I’ve discovered some interesting things about the English in India. In the early years of the East India Company it was not uncommon for the English company men to adopt a native lifestyle, native dress, taking Indian wives. Such men were tolerated in the early years and not much was made about them, but later, closer to our time period, adopting native habits was beginning to be frowned upon or looked upon with suspicion. Typically, by the Victorian age, it was not tolerated at all, given the certain belief that the British were superior in all ways.


I’m reading White Mughals: Love and Betrayal in Eighteenth Century India by William Dalrymple, which tells the story of James Achilles Kirkpatrick, a Colonel and an Ambassador, who married Khairunnissa, the daughter of an Indian noble family. Kirkpatrick converted to Islam to marry her and—according to a web article—spied for the Nizam against the British. The marriage was a happy but brief one, lasting only four years. The couple produced two children who were sent to England. Shortly after, Kirkpatrick unexpectedly died. It was 1805. Their mother never saw them again. She was soon seduced by Kirkpatrick’s assistant and kept as his mistress until she died a few years later at age 27.

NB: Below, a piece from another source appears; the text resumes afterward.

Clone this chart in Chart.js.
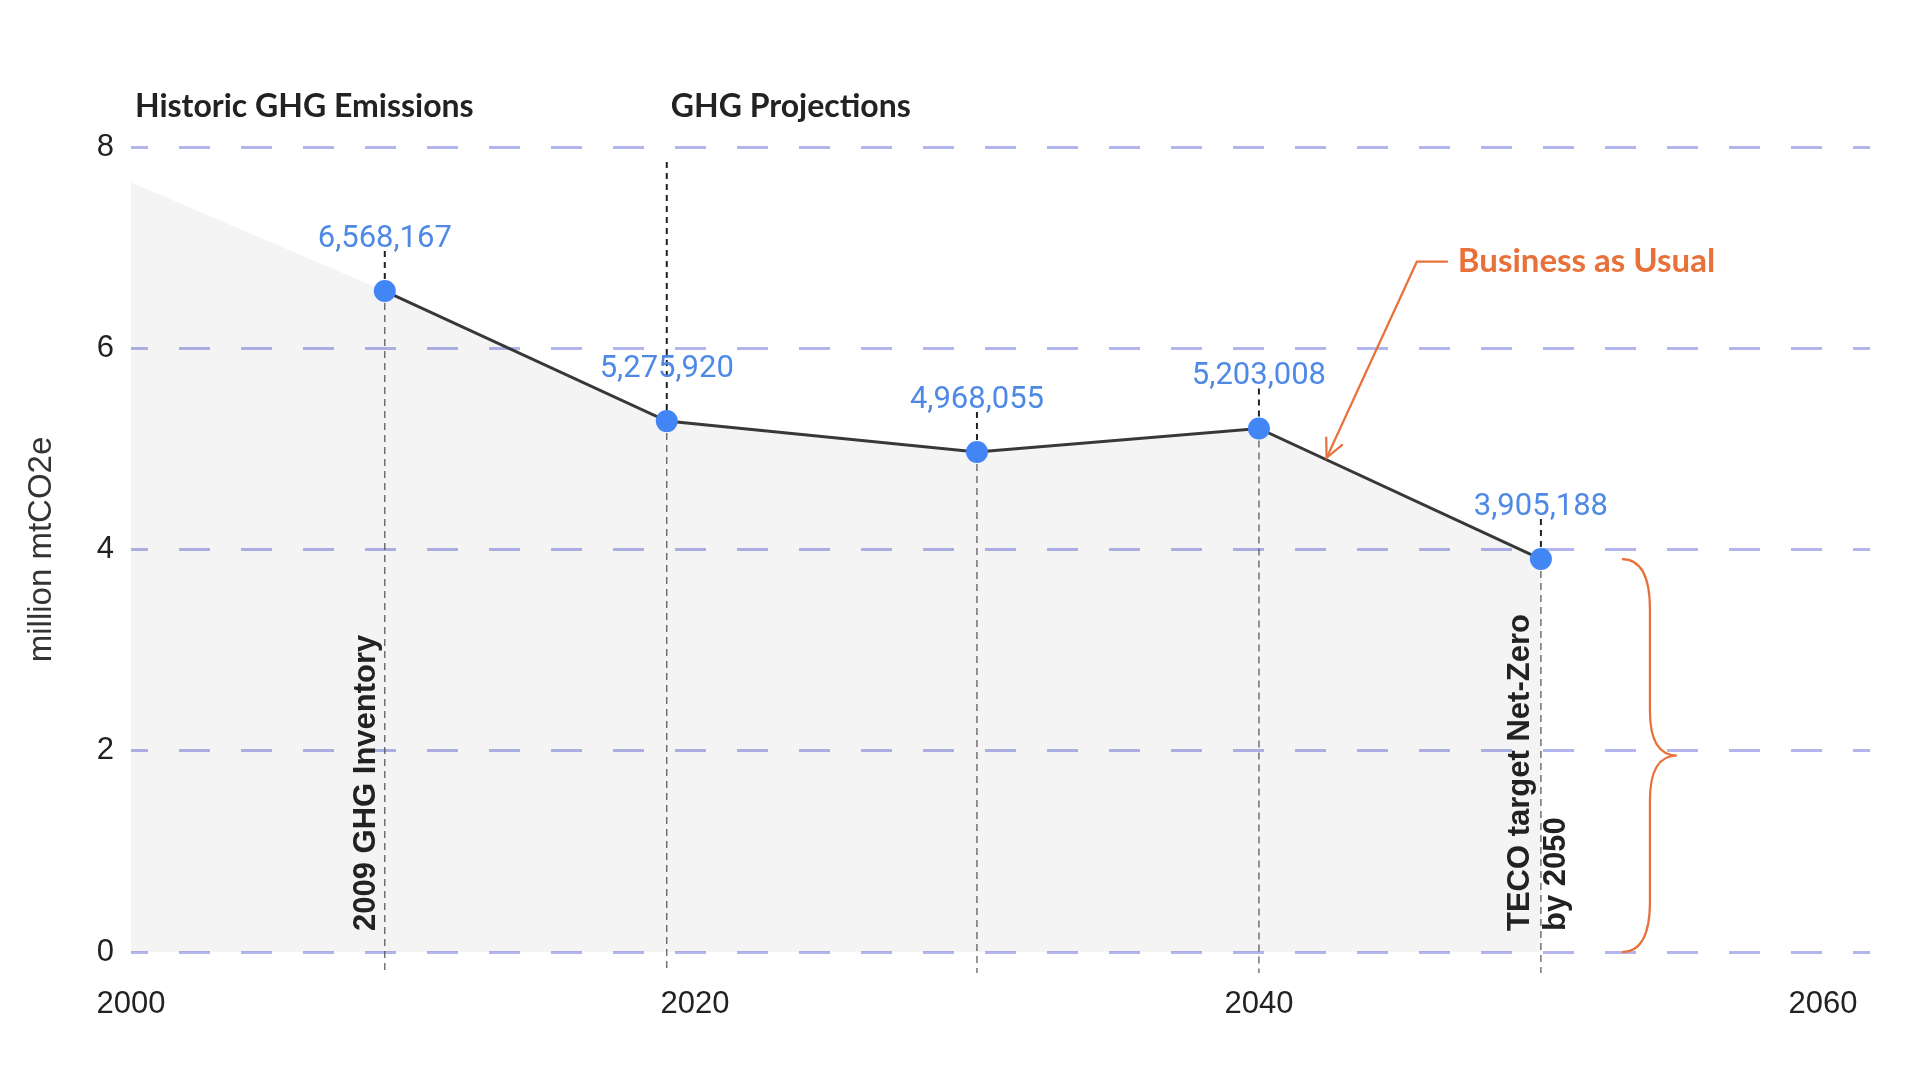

At the time of Kirkpatrick’s marriage, one of the British who expressed concern over Kirkpatrick’s allegiance to Britain was Colonel Arthur Wellesley, in India after vanquishing the Tipu Sultan.

In the book Original Letters from India by Eliza Fay there are interesting details about life in India, but also a great amount of detail about her travel to India. Across the Suez, her caravan was attacked. And later, finally in India, the ship was boarded by the local Indian governor’s soldiers and Eliza, her husband, and the other passengers and crew were taken prisoner. She hid their watches and other small treasures in her hair.